Phra Mahachai Phraisop (Thai: พระมหาไชไพรสภ), also known as Phra Mahachai (Thai: พระมหาไชย) or Phra Phraiprasop (Thai: พระไพรประสบ), is the god of rice or the deity who protects rice according to Thai beliefs and has the same characteristics and duties as Mae Phosop, the goddess of rice.

Characteristics 

Phra Mahachai Phraisop appears in the textbook of images of idols (ตำราภาพเทวรูป). It is a Thai book written during the reign of King Mongkut and appears in Narai Narai Yisip Pang (นารายณ์ยี่สิบปาง).
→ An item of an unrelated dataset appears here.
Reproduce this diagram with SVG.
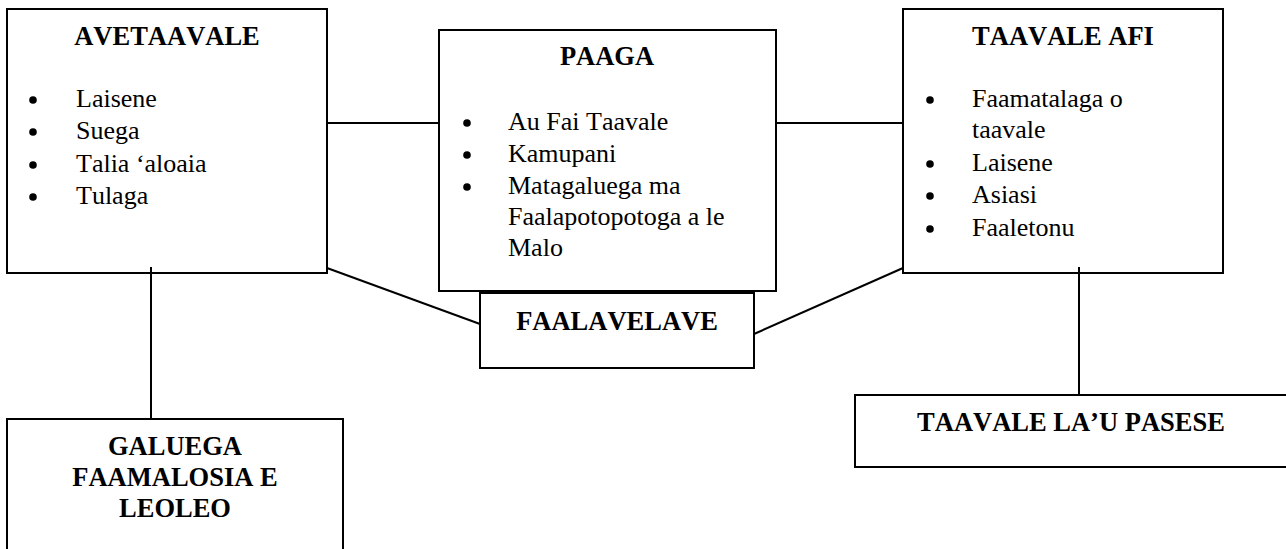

The deity resembles a male holding a mature rice sheaf in one hand and holding a dagger.It is believed that Phra Mahachai Phraisop developed from Mae Phosop, who was originally a female. Due to the social dynamics at the time that believed that males were greater than females, it was transformed into a male. Like the Tai Khong (ใต้คง) people in Yunnan, there was a male deity of rice called Pu Khwan Khao (ปู่ขวัญข้าว), which Siraphon Na Thalang assumed that this belief may have been influenced by Chinese patriarchal culture.

There is a painting of Phra Mahachai Phraisop in front of the Chai Chumphon Throne Hall in the Grand Palace.